The most well-known specialties include curry, rougail sausage, rougail boucané (smoked rougail), and cabri massalé (a spicy goat dish).


Gâteau patate made with sweet potatoes, corn cake or "gâteau sosso," and cassava cake.


“Rhum arranges” or spiced rum.

Rougail Sausage (serves 6)


  • 2.25 pounds (1 kg) saucisses de la Réunion (Réunion sausages), smoked and roughly cut. As a substitute use saucisses de Toulouse (Toulouse sausages)
  • 3 or 4 onions, finely chopped
  • 6 to 8 small tomatoes (variety: olivette or another heirloom variety), diced
  • chives
  • curry leaf
  • 4 or 5 garlic cloves
  • ginger
  • rice (preferably basmati)
  • different legumes (lentils, white beans, butter beans, etc.)
  • thyme
  • turmeric
  • bird pepper (to taste)
  • kaffir lime


Prepare the rice in a rice cooker (steamed rice).

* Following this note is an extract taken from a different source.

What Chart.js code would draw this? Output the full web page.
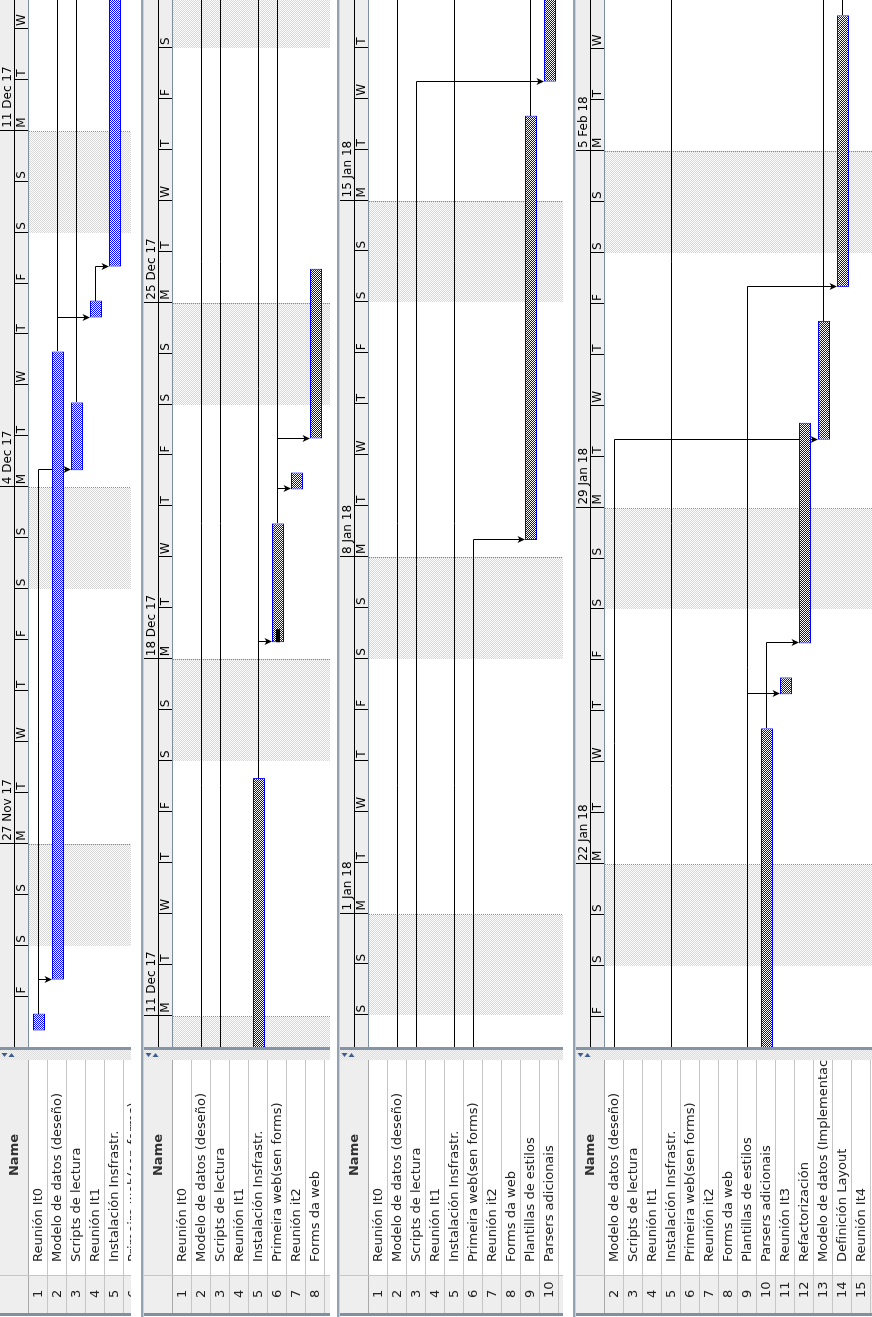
<!DOCTYPE html>
<html lang="gl">
<head>
<meta charset="utf-8">
<title>Diagrama de Gantt</title>
<script src="https://cdn.jsdelivr.net/npm/chart.js@4.4.1/dist/chart.umd.min.js"></script>
<style>
html, body { margin: 0; padding: 0; background: #ffffff; width: 872px; height: 1317px; overflow: hidden; }
.panel { position: absolute; top: 1317px; transform-origin: 0 0; transform: rotate(-90deg); }
.panel canvas { display: block; }
</style>
</head>
<body>
<div class="panel"><canvas id="gantt0"></canvas></div>
<div class="panel"><canvas id="gantt1"></canvas></div>
<div class="panel"><canvas id="gantt2"></canvas></div>
<div class="panel"><canvas id="gantt3"></canvas></div>
<script>
// ---------------- data ----------------
const taskNames = ['Reunión It0', 'Modelo de datos (deseño)', 'Scripts de lectura', 'Reunión It1',
  'Instalación Insfrastr.', 'Primeira web(sen forms)', 'Reunión it2', 'Forms da web',
  'Plantillas de estilos', 'Parsers adicionais', 'Reunión It3', 'Refactorización',
  'Modelo de datos (Implementación)', 'Definición Layout', 'Reunión It4'];
const rowNumbers = ['1', '2', '3', '4', '5', '6', '7', '8', '9', '10', '11', '12', '13', '14', '15'];
const taskStart = ['2017-11-23', '2017-11-24', '2017-12-04', '2017-12-07', '2017-12-08', '2017-12-18',
  '2017-12-21', '2017-12-22', '2018-01-08', '2018-01-17', '2018-01-25', '2018-01-26',
  '2018-01-30', '2018-02-02', '2018-02-08'];
const taskEnd = ['2017-11-23', '2017-12-06', '2017-12-05', '2017-12-07', '2017-12-15', '2017-12-20',
  '2017-12-21', '2017-12-25', '2018-01-16', '2018-01-24', '2018-01-25', '2018-01-30',
  '2018-02-01', '2018-02-07', '2018-02-08'];
const taskProgress = [0, 0, 0, 0, 0, 0.11, 0, 0, 0, 0, 0, 0, 0, 0, 0];
const depFrom = [1, 1, 2, 2, 3, 4, 5, 5, 6, 6, 6, 9, 9, 10, 13, 14];
const depTo   = [2, 3, 4, 13, 10, 5, 6, 15, 7, 8, 9, 11, 14, 12, 15, 15];
const dayLetters = ['M', 'T', 'W', 'T', 'F', 'S', 'S'];
const monthNames = ['Jan', 'Feb', 'Mar', 'Apr', 'May', 'Jun', 'Jul', 'Aug', 'Sep', 'Oct', 'Nov', 'Dec'];
const workDayStartHour = 8;
const workDayEndHour = 16;
const panelViewDate = ['2017-11-23', '2017-12-10', '2017-12-29', '2018-01-18'];
const panelViewHour = [0.24, 9.26, 9.10, 9.82];
const panelFirstRow = [1, 1, 1, 2];

// ---------------- helpers ----------------
const EPOCH = Date.UTC(2017, 10, 20); // a Monday
const DAY_MS = 86400000;
function toDay(s, h) {
  const p = s.split('-').map(Number);
  return (Date.UTC(p[0], p[1] - 1, p[2]) - EPOCH) / DAY_MS + h / 24;
}
const startDay = taskStart.map(s => toDay(s, workDayStartHour));
const endDay = taskEnd.map(s => toDay(s, workDayEndHour));

const LAYOUT = { canvasLen: 1317, chartLeft: 270, pxPerDay: 50.93, rowH: 19, headerH: 29,
  tableLeft: 4, numColRight: 42, tableRight: 257, dividerRight: 267 };
const PANELS = [
  { left: 0, height: 131, border: 0 },
  { left: 141, height: 189, border: 3 },
  { left: 337, height: 226, border: 3 },
  { left: 573, height: 299, border: 3 }
];

Chart.defaults.font.family = "'DejaVu Sans', 'Liberation Sans', sans-serif";

function checker(ctx, a, b) {
  const c = document.createElement('canvas');
  c.width = 2; c.height = 2;
  const g = c.getContext('2d');
  g.fillStyle = b; g.fillRect(0, 0, 2, 2);
  g.fillStyle = a; g.fillRect(0, 0, 1, 1); g.fillRect(1, 1, 1, 1);
  return ctx.createPattern(c, 'repeat');
}
function weekday(v) { return ((Math.round(v) % 7) + 7) % 7; }
function weekLabel(v) {
  const dt = new Date(EPOCH + Math.round(v) * DAY_MS);
  return dt.getUTCDate() + ' ' + monthNames[dt.getUTCMonth()] + ' ' + String(dt.getUTCFullYear()).slice(2);
}
const PATTERNS = {};

const ganttPlugin = {
  id: 'gantt',
  afterLayout(chart, args, o) {
    const W = chart.width, H = chart.height, b = o.border;
    const top = b + LAYOUT.headerH;
    const ca = chart.chartArea;
    ca.left = LAYOUT.chartLeft; ca.right = W; ca.width = W - LAYOUT.chartLeft;
    ca.top = top; ca.bottom = H; ca.height = H - top;
    ['y', 'yn'].forEach(id => {
      const s = chart.scales[id];
      s.top = top; s.bottom = H; s.height = H - top;
      s.min = o.yMin; s.max = o.yMin + (H - top) / LAYOUT.rowH;
      s.configure();
    });
    const sx = chart.scales.x, sw = chart.scales.xw;
    [sx, sw].forEach(s => { s.left = LAYOUT.chartLeft; s.right = W; s.width = W - LAYOUT.chartLeft; });
    sw.top = b; sw.bottom = b + 15; sw.height = 15;
    sx.top = b + 15; sx.bottom = b + 29; sx.height = 14;
    sx.configure(); sw.configure();
  },
  beforeDraw(chart, args, o) {
    const ctx = chart.ctx, W = chart.width, H = chart.height, ca = chart.chartArea;
    const xs = chart.scales.x, ys = chart.scales.y;
    const b = o.border;
    ctx.save();
    ctx.fillStyle = '#ffffff'; ctx.fillRect(0, 0, W, H);
    // timeline header
    ctx.fillStyle = '#eeeeee'; ctx.fillRect(ca.left, b, ca.right - ca.left, 28);
    ctx.fillStyle = '#000000';
    ctx.fillRect(ca.left, b + 14, ca.right - ca.left, 1);
    xs.ticks.forEach(t => {
      const u = Math.round(xs.getPixelForValue(t.value));
      const monday = weekday(t.value) === 0;
      ctx.fillRect(u, monday ? b : b + 15, 1, monday ? 28 : 13);
    });
    ctx.fillStyle = '#7d8da0'; ctx.fillRect(ca.left, b + 28, ca.right - ca.left, 1);
    // table
    const tl = LAYOUT.tableLeft, tr = LAYOUT.tableRight, nc = LAYOUT.numColRight;
    ctx.fillStyle = '#eeeeee';
    ctx.fillRect(tl, b, nc - tl, H - b);
    ctx.fillRect(nc, b, tr - nc, 29);
    ctx.fillStyle = '#a9a9a9'; ctx.fillRect(tl, b + 28, tr - tl, 1);
    ctx.fillStyle = '#c6c6c6';
    for (let r = 1; r <= taskNames.length; r++) {
      const v = Math.round(ys.getPixelForValue(r)) + 8;
      if (v > b + 28 && v < H) ctx.fillRect(tl, v, tr - tl, 1);
    }
    ctx.fillRect(nc - 1, b, 1, H - b);
    ctx.fillStyle = '#333333';
    ctx.font = "bold 13px 'DejaVu Sans', sans-serif";
    ctx.textAlign = 'center'; ctx.textBaseline = 'middle';
    ctx.fillText('Name', 162, b + 14.5);
    ctx.restore();
  },
  beforeDatasetsDraw(chart, args, o) {
    const ctx = chart.ctx, ca = chart.chartArea;
    const xs = chart.scales.x, ys = chart.scales.y;
    const pat = PATTERNS[chart.canvas.id];
    ctx.save();
    ctx.beginPath(); ctx.rect(ca.left, ca.top, ca.right - ca.left, ca.bottom - ca.top); ctx.clip();
    ctx.fillStyle = '#ffffff'; ctx.fillRect(ca.left, ca.top, ca.right - ca.left, ca.bottom - ca.top);
    // weekends
    for (let d = Math.floor(xs.min) - 7; d <= Math.ceil(xs.max); d++) {
      if (weekday(d) === 5) {
        const a = Math.round(xs.getPixelForValue(d)), e = Math.round(xs.getPixelForValue(d + 2));
        ctx.fillStyle = pat.shade; ctx.fillRect(a, ca.top, e - a, ca.bottom - ca.top);
      }
    }
    ctx.strokeStyle = '#8c8c8c'; ctx.lineWidth = 1; ctx.setLineDash([1, 1]);
    for (let d = Math.floor(xs.min); d <= Math.ceil(xs.max); d++) {
      if (weekday(d) === 0) {
        const u = Math.round(xs.getPixelForValue(d)) - 0.5;
        ctx.beginPath(); ctx.moveTo(u, ca.top); ctx.lineTo(u, ca.bottom); ctx.stroke();
      }
    }
    ctx.setLineDash([]);
    // dependencies
    ctx.strokeStyle = '#000000'; ctx.fillStyle = '#000000';
    depFrom.forEach((fr, k) => {
      const to = depTo[k];
      const uA = Math.round(xs.getPixelForValue(endDay[fr - 1]));
      const uB = Math.round(xs.getPixelForValue(startDay[to - 1])) + 0.5;
      const vA = Math.round(ys.getPixelForValue(fr)) - 0.5;
      const vTip = Math.round(ys.getPixelForValue(to)) - 6;
      ctx.beginPath(); ctx.moveTo(uA, vA); ctx.lineTo(uB, vA); ctx.lineTo(uB, vTip - 4); ctx.stroke();
      ctx.beginPath();
      ctx.moveTo(uB, vTip); ctx.lineTo(uB - 3.5, vTip - 7.5); ctx.lineTo(uB, vTip - 5.5);
      ctx.lineTo(uB + 3.5, vTip - 7.5); ctx.closePath(); ctx.fill();
    });
    ctx.restore();
  },
  afterDraw(chart, args, o) {
    const ctx = chart.ctx, W = chart.width, H = chart.height;
    const b = o.border;
    const pat = PATTERNS[chart.canvas.id];
    ctx.save();
    ctx.fillStyle = pat.divider;
    ctx.fillRect(LAYOUT.tableRight, 0, LAYOUT.dividerRight - LAYOUT.tableRight, H);
    ctx.fillStyle = '#8594a6';
    ctx.fillRect(LAYOUT.dividerRight, 0, LAYOUT.chartLeft - LAYOUT.dividerRight, H);
    ctx.fillStyle = '#3d5d8e';
    ctx.beginPath(); ctx.moveTo(260, b + 4.5); ctx.lineTo(264, b + 1.5); ctx.lineTo(264, b + 7.5); ctx.closePath(); ctx.fill();
    ctx.beginPath(); ctx.moveTo(264, b + 11.5); ctx.lineTo(260, b + 8.5); ctx.lineTo(260, b + 14.5); ctx.closePath(); ctx.fill();
    ctx.fillStyle = '#8090a3'; ctx.fillRect(1, 0, 3, H);
    if (b > 0) {
      ctx.fillStyle = '#95a2b1'; ctx.fillRect(0, 0, W, b);
      ctx.fillStyle = '#c9d0d8'; ctx.fillRect(0, b - 1, W, 1);
    }
    ctx.restore();
  }
};

function flatAxis(extra) {
  return Object.assign({
    offset: false,
    grid: { display: false, drawTicks: false, offset: false },
    border: { display: false }
  }, extra);
}

PANELS.forEach((P, i) => {
  const canvas = document.getElementById('gantt' + i);
  canvas.width = LAYOUT.canvasLen; canvas.height = P.height;
  canvas.style.width = LAYOUT.canvasLen + 'px'; canvas.style.height = P.height + 'px';
  const wrap = canvas.parentElement;
  wrap.style.left = P.left + 'px';
  wrap.style.width = LAYOUT.canvasLen + 'px';
  wrap.style.height = P.height + 'px';
  const ctx = canvas.getContext('2d');
  PATTERNS[canvas.id] = {
    bar: checker(ctx, '#0000ff', '#ffffff'),
    shade: checker(ctx, '#d6d6d6', '#ffffff'),
    divider: checker(ctx, '#dcdcdc', '#f6f6f6')
  };
  const xMin = toDay(panelViewDate[i], panelViewHour[i]);
  const xMax = xMin + (LAYOUT.canvasLen - LAYOUT.chartLeft) / LAYOUT.pxPerDay;
  const areaH = P.height - P.border - LAYOUT.headerH;
  const yMin = panelFirstRow[i] - 10 / LAYOUT.rowH;
  const yMax = yMin + areaH / LAYOUT.rowH;

  const taskData = taskNames.map((n, k) => ({ x: [startDay[k], endDay[k]], y: k + 1 }));
  const progressData = taskNames.map((n, k) => ({ x: [startDay[k], startDay[k] + taskProgress[k] * (endDay[k] - startDay[k])], y: k + 1 }))
    .filter((d, k) => taskProgress[k] > 0);

  const rowTicks = s => {
    const out = [];
    for (let r = 1; r <= taskNames.length; r++) if (r > s.min && r - 0.2 < s.max) out.push({ value: r });
    s.ticks = out;
  };
  const dayTicks = onlyMondays => s => {
    const out = [];
    for (let d = Math.ceil(s.min); d <= Math.floor(s.max); d++) {
      if (!onlyMondays || weekday(d) === 0) out.push({ value: d });
    }
    s.ticks = out;
  };

  new Chart(ctx, {
    type: 'bar',
    data: {
      datasets: [
        { label: 'Progreso', data: progressData, backgroundColor: '#000000', borderWidth: 0,
          barThickness: 4, stack: 'row', inflateAmount: 0, order: 1 },
        { label: 'Tarefas', data: taskData, backgroundColor: PATTERNS[canvas.id].bar, borderColor: '#0000ff',
          borderWidth: 1, borderSkipped: false, barThickness: 12, stack: 'row', inflateAmount: 0, order: 2 }
      ]
    },
    options: {
      indexAxis: 'y',
      responsive: false,
      animation: false,
      devicePixelRatio: 1,
      events: [],
      layout: { autoPadding: false, padding: { left: 19, top: P.border, right: 0, bottom: 0 } },
      plugins: { legend: { display: false }, tooltip: { enabled: false }, gantt: { border: P.border, yMin: yMin } },
      scales: {
        x: flatAxis({
          type: 'linear', position: 'top', min: xMin, max: xMax, weight: 1, stacked: false,
          ticks: { autoSkip: false, maxRotation: 0, minRotation: 0, align: 'start',
            labelOffset: 3, padding: 1, color: '#000000', font: { size: 12, lineHeight: 1 },
            callback: v => dayLetters[weekday(v)] },
          afterBuildTicks: dayTicks(false),
          afterFit: s => { s.height = 14; s.paddingLeft = 0; s.paddingRight = 0; }
        }),
        xw: flatAxis({
          type: 'linear', position: 'top', min: xMin, max: xMax, weight: 2,
          ticks: { autoSkip: false, maxRotation: 0, minRotation: 0, align: 'start',
            labelOffset: 3, padding: 1, color: '#000000', font: { size: 12, lineHeight: 1 },
            callback: v => weekLabel(v) },
          afterBuildTicks: dayTicks(true),
          afterFit: s => { s.height = 15; s.paddingLeft = 0; s.paddingRight = 0; }
        }),
        y: flatAxis({
          type: 'linear', position: 'left', reverse: true, min: yMin, max: yMax, weight: 1,
          ticks: { autoSkip: false, crossAlign: 'far', padding: 0, color: '#222222', font: { size: 13 },
            callback: v => taskNames[v - 1] || '' },
          afterBuildTicks: rowTicks,
          afterFit: s => { s.width = 215; s.paddingTop = 0; s.paddingBottom = 0; }
        }),
        yn: flatAxis({
          type: 'linear', position: 'left', reverse: true, min: yMin, max: yMax, weight: 2,
          ticks: { autoSkip: false, crossAlign: 'far', padding: 0, color: '#222222', font: { size: 13 },
            callback: v => rowNumbers[v - 1] || '' },
          afterBuildTicks: rowTicks,
          afterFit: s => { s.width = 36; s.paddingTop = 0; s.paddingBottom = 0; }
        })
      }
    },
    plugins: [ganttPlugin]
  });
});
</script>
</body>
</html>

The legumes: heat the legumes in a pot of water with 1 teaspoon of turmeric, 2 sprigs of thyme (preferably fresh). Add salt to taste.

The tomato rougail: mix a diced tomato with a pinch of salt, the bird pepper, and a little kaffir lime zest. Set aside in a cool place.

The sausages: peel the garlic and the ginger. Prick the sausages and then blanch them to remove some of the fat. Cut the sausages in ¾ or 1 ¼ inch (2 or 3 cm) pieces. Heat 2 tablespoons of oil.

Add the sausages to the hot oil. Brown them along with the onions. Once they are nice and brown, drain the excess grease. Cook over low heat with the tomatoes, garlic, ginger, and curry leaf. Let simmer until the sauce is consistent (avoid adding water, as this will dull the taste of the sausages). Sprinkle the dish with chives just before serving.

Serve the rice first, then the legumes over the rice, and the rougail to the side. Always serve the pepper on the edge of the plate.